The nearest cluster of galaxies is the Virgo cluster; the Local Group is an outlying member of the cluster, which contains thousands of galaxies of many types. They all share a common direction of motion, the cause of which might be a supercluster hidden from view by our own galaxy, since superclusters up to 300 million light years across are known.

Hubble Deep Field

In December 1995 astronomers were able to prove that there are five times more galaxies in the universe than previously thought. Helping them in this conclusion was a composite image of photographs taken from the orbiting Hubble Space Telescope. Covering a tiny speck of the sky, the image, known as the Hubble Deep Field, depicts galaxies as faint as magnitude 30 (about 4 billion times fainter than can be seen with the naked eye). Formed some 12 billion years ago, they were the the most distant galaxies ever seen.
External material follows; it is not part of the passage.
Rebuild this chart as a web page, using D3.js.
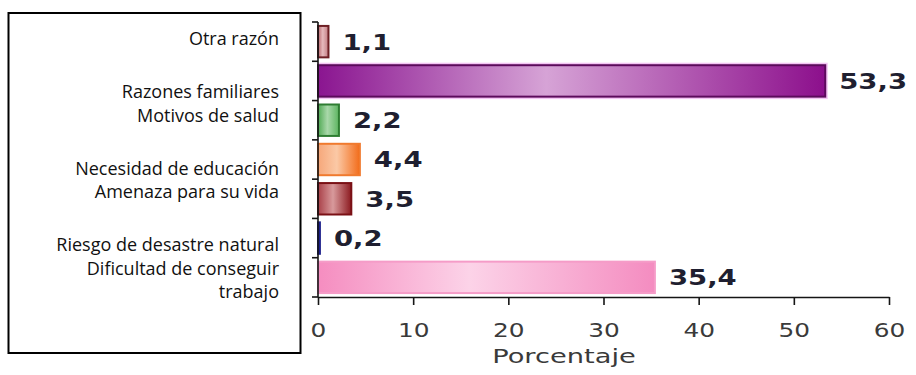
<!DOCTYPE html>
<html>
<head>
<meta charset="utf-8">
<script src="https://cdn.jsdelivr.net/npm/d3@7"></script>
<style>
  body { margin: 0; background: #fff; }
</style>
</head>
<body>
<svg id="chart" width="916" height="375"></svg>
<script>
// Reasons for migrating, percentage of respondents
const categories = [
  "Otra razón",
  "Razones familiares",
  "Motivos de salud",
  "Necesidad de educación",
  "Amenaza para su vida",
  "Riesgo de desastre natural",
  "Dificultad de conseguir trabajo"
];
const values = [1.1, 53.3, 2.2, 4.4, 3.5, 0.2, 35.4];
const valueLabels = ["1,1", "53,3", "2,2", "4,4", "3,5", "0,2", "35,4"];
const xTicks = [0, 10, 20, 30, 40, 50, 60];
const xTickLabels = ["0", "10", "20", "30", "40", "50", "60"];
const axisTitle = "Porcentaje";
// Category text shown in the framed panel, grouped into paragraphs
const panelParagraphs = [
  ["Otra razón"],
  ["Razones familiares", "Motivos de salud"],
  ["Necesidad de educación", "Amenaza para su vida"],
  ["Riesgo de desastre natural", "Dificultad de conseguir", "trabajo"]
];

// Bar styling: edge colour plus gradient stops (left, middle, right)
const palette = [
  { edge: "#6e1f24", stops: ["#b8676d", "#e6b9bc", "#c07a80"] },
  { edge: "#5c0a5c", stops: ["#8a1590", "#d6a3d6", "#8c0f8c"], halo: "#f3c4f3" },
  { edge: "#2e7d32", stops: ["#4fa953", "#a9d8aa", "#5cb460"] },
  { edge: "#f07a2e", stops: ["#f6a77a", "#fbc9a6", "#f26c1a"] },
  { edge: "#7a1015", stops: ["#a94048", "#d89a9c", "#8c1a20"] },
  { edge: "#1c1f8a", stops: ["#1c1f8a", "#3a3fb0", "#1c1f8a"] },
  { edge: "#f59cc8", stops: ["#f58dc0", "#fcd3e8", "#f48cc0"] }
];

const svg = d3.select("#chart");
const plot = { left: 318, right: 889, top: 22, bottom: 297 };

const x = d3.scaleLinear().domain([0, 60]).range([plot.left, plot.right]);
const y = d3.scaleBand().domain(categories)
  .range([plot.top, plot.bottom]).paddingInner(0.2).paddingOuter(0.1);

// Gradients
const defs = svg.append("defs");
palette.forEach((p, i) => {
  const g = defs.append("linearGradient").attr("id", "grad" + i)
    .attr("x1", "0%").attr("x2", "100%").attr("y1", "0%").attr("y2", "0%");
  g.append("stop").attr("offset", "0%").attr("stop-color", p.stops[0]);
  g.append("stop").attr("offset", "45%").attr("stop-color", p.stops[1]);
  g.append("stop").attr("offset", "100%").attr("stop-color", p.stops[2]);
});

// Framed category panel
svg.append("rect")
  .attr("x", 8.5).attr("y", 13).attr("width", 292).attr("height", 340)
  .attr("fill", "#fff").attr("stroke", "#000").attr("stroke-width", 2);

const lineH = 23.5, paraGap = 29.5;
let baseY = 45;
const panelText = svg.append("g")
  .attr("font-family", "'Open Sans', 'Noto Sans', sans-serif")
  .attr("font-size", 18).attr("fill", "#111").attr("text-anchor", "end");
panelParagraphs.forEach(par => {
  par.forEach(line => {
    panelText.append("text").attr("x", 279).attr("y", baseY).text(line);
    baseY += lineH;
  });
  baseY += paraGap;
});

// Bars
const bars = svg.append("g");
bars.selectAll("rect.halo")
  .data(categories.filter((c, i) => palette[i].halo))
  .join("rect")
  .attr("class", "halo")
  .attr("x", x(0))
  .attr("y", c => y(c) - 1.5)
  .attr("width", c => x(values[categories.indexOf(c)]) - x(0) + 1.5)
  .attr("height", y.bandwidth() + 3)
  .attr("fill", "none")
  .attr("stroke", c => palette[categories.indexOf(c)].halo)
  .attr("stroke-width", 2);

bars.selectAll("rect.bar")
  .data(categories)
  .join("rect")
  .attr("class", "bar")
  .attr("x", x(0))
  .attr("y", c => y(c))
  .attr("width", (c, i) => Math.max(x(values[i]) - x(0), 1.5))
  .attr("height", y.bandwidth())
  .attr("fill", (c, i) => "url(#grad" + i + ")")
  .attr("stroke", (c, i) => palette[i].edge)
  .attr("stroke-width", 2);

// Value labels
const vFont = 22;
svg.append("g").selectAll("text")
  .data(categories)
  .join("text")
  .attr("transform", (c, i) =>
    `translate(${x(values[i]) + 14},${y(c) + y.bandwidth() / 2 + vFont * 0.36}) scale(1.25,1)`)
  .attr("font-family", "'DejaVu Sans', Verdana, sans-serif")
  .attr("font-weight", "bold")
  .attr("font-size", vFont)
  .attr("fill", "#1f1f30")
  .text((c, i) => valueLabels[i]);

// Y axis with boundary ticks between categories
const step = y.step();
const yBounds = d3.range(categories.length + 1).map(k => plot.top + k * step);
const axisG = svg.append("g").attr("stroke", "#151515").attr("stroke-width", 1.6);
axisG.append("line")
  .attr("x1", x(0)).attr("x2", x(0))
  .attr("y1", plot.top).attr("y2", plot.bottom);
axisG.selectAll("line.yt").data(yBounds).join("line")
  .attr("class", "yt")
  .attr("x1", x(0) - 6).attr("x2", x(0))
  .attr("y1", d => d).attr("y2", d => d);

// X axis
const xAxis = d3.axisBottom(x).tickValues(xTicks)
  .tickFormat((d, i) => xTickLabels[i]).tickSize(8).tickSizeOuter(0);
const xg = svg.append("g").attr("transform", `translate(0,${plot.bottom})`).call(xAxis);
xg.select(".domain").attr("stroke", "#151515").attr("stroke-width", 1.6);
xg.selectAll(".tick line").attr("stroke", "#151515").attr("stroke-width", 1.6);
xg.selectAll(".tick text")
  .attr("font-family", "'DejaVu Sans', Verdana, sans-serif")
  .attr("font-size", 20)
  .attr("fill", "#3a3a3a")
  .attr("x", 0)
  .attr("y", 26)
  .attr("dy", "0.71em")
  .attr("transform", "scale(1.24,1)");

// Axis title
svg.append("text")
  .attr("transform", `translate(564,363) scale(1.4,1)`)
  .attr("text-anchor", "middle")
  .attr("font-family", "'DejaVu Sans', Verdana, sans-serif")
  .attr("font-size", 19.5)
  .attr("fill", "#3a3a3a")
  .text(axisTitle);
</script>
</body>
</html>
Overall, the distribution of clusters and superclusters of galaxies in the universe is not uniform. Instead, superclusters of tens of thousands of galaxies are arranged in long, stringy, lace-like filaments, arranged around large voids. The Great Wall, a galactic filament discovered in 1989, stretches across more than half a billion light years of space. Cosmologists conjecture that dark matter may exist in sufficient quantities to generate the gravitational fields responsible for the heterogeneous structure of the universe. In 1998 astronomers using the ROSAT orbiting X-ray observatory announced that the pattern of heat distribution in clouds of gas surrounding galaxy clusters demonstrated that the galaxies themselves must have formed before they began grouping into clusters and larger structures.
 

Virgo Cluster of Galaxies

The Virgo Cluster is a gravitationally bound group of galaxies lying some 50 million light years from us. It is the nearest galaxy cluster to the Local Group of galaxies in which our own Milky Way is situated, and it is moving away from the Local Group at several hundred kilometers per second. The two largest galaxies in this image of the centre of the cluster are the bright ellipticals M84, left, and M86, centre.
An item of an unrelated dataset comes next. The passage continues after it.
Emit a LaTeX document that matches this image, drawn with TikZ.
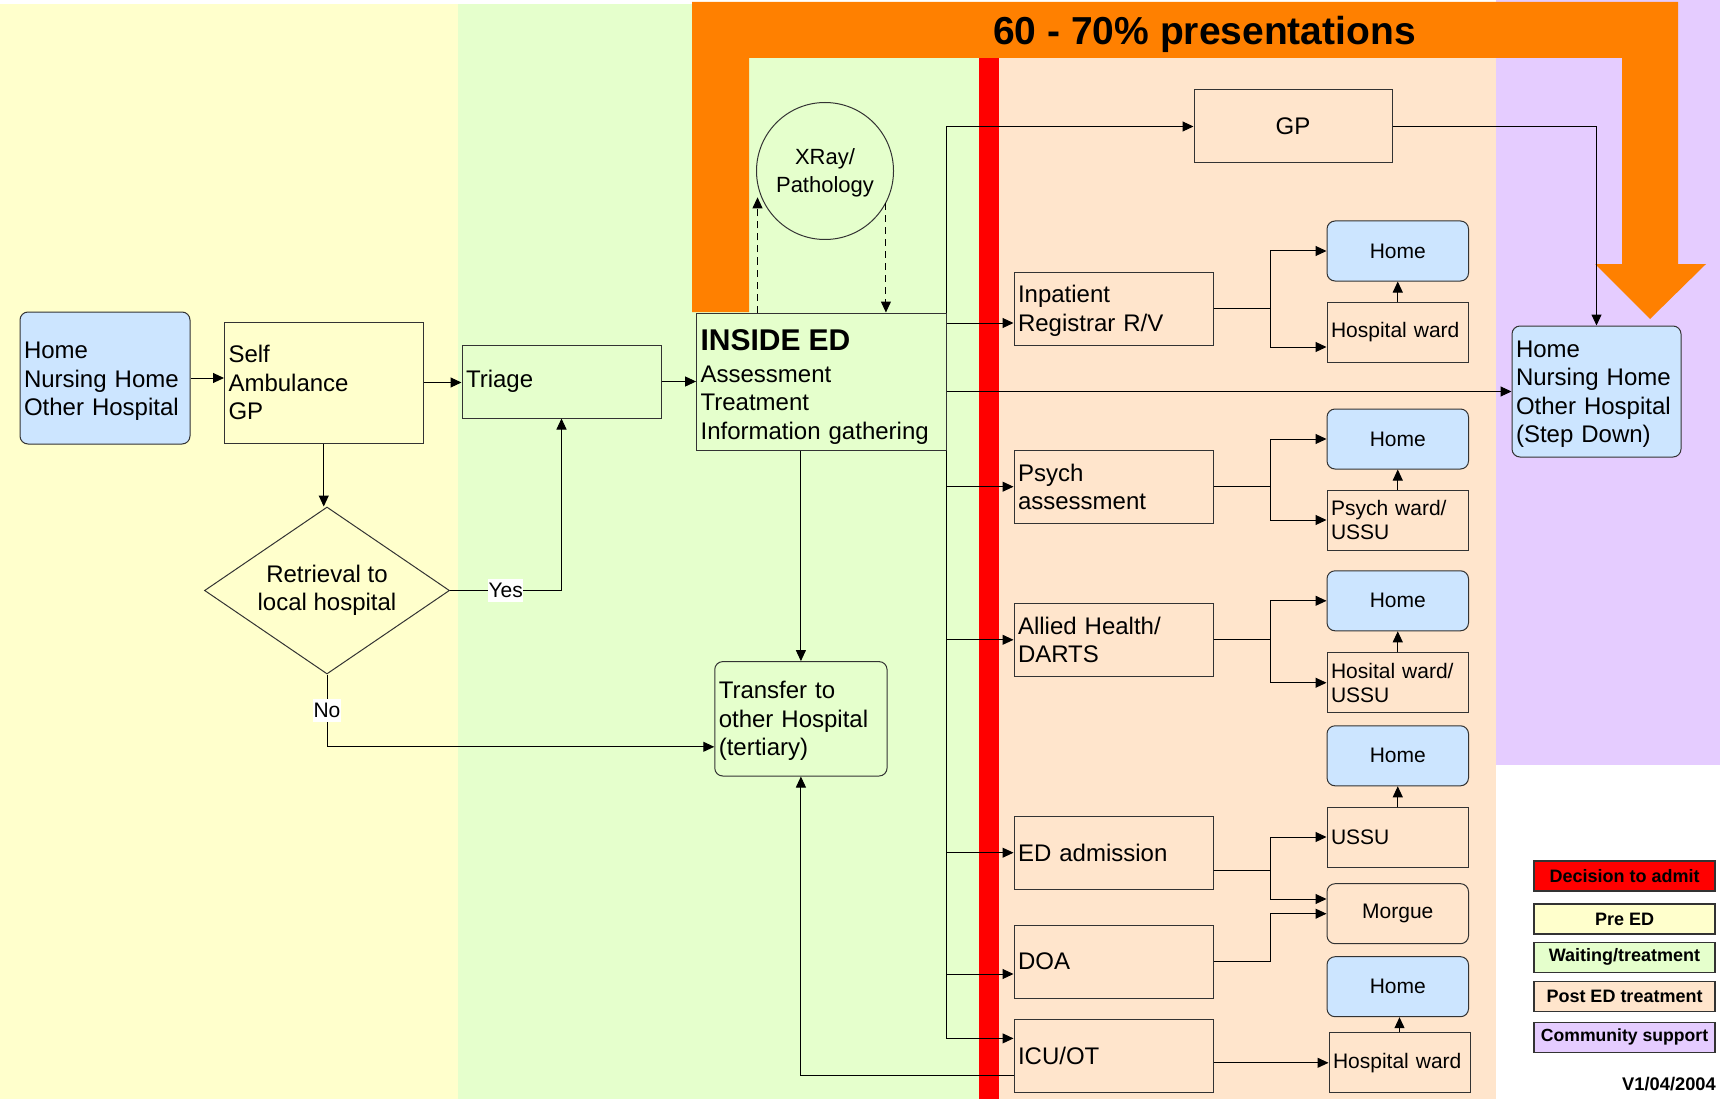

The most distant galaxies yet observed are those in the image known as the Hubble Deep Field, obtained with the Hubble Space Telescope in December 1995, and a follow-up image of a portion of the same area of sky imaged in the infrared in October 1998. The Deep Field contains galaxies as faint as magnitude 30 (some 4 billion times fainter than can be seen with the naked eye), which are estimated to have been formed about 12 billion years ago, when the universe was only about 5 per cent of its present age. Extrapolated to the whole sky, the image implies a five-fold increase in the number of galaxies over previous estimates. The infrared image in 1998 was able to capture even fainter, cooler galaxies. The target location, in the constellation Ursa Major, was chosen because it contained no major foreground objects that would obscure the view of distant galaxies.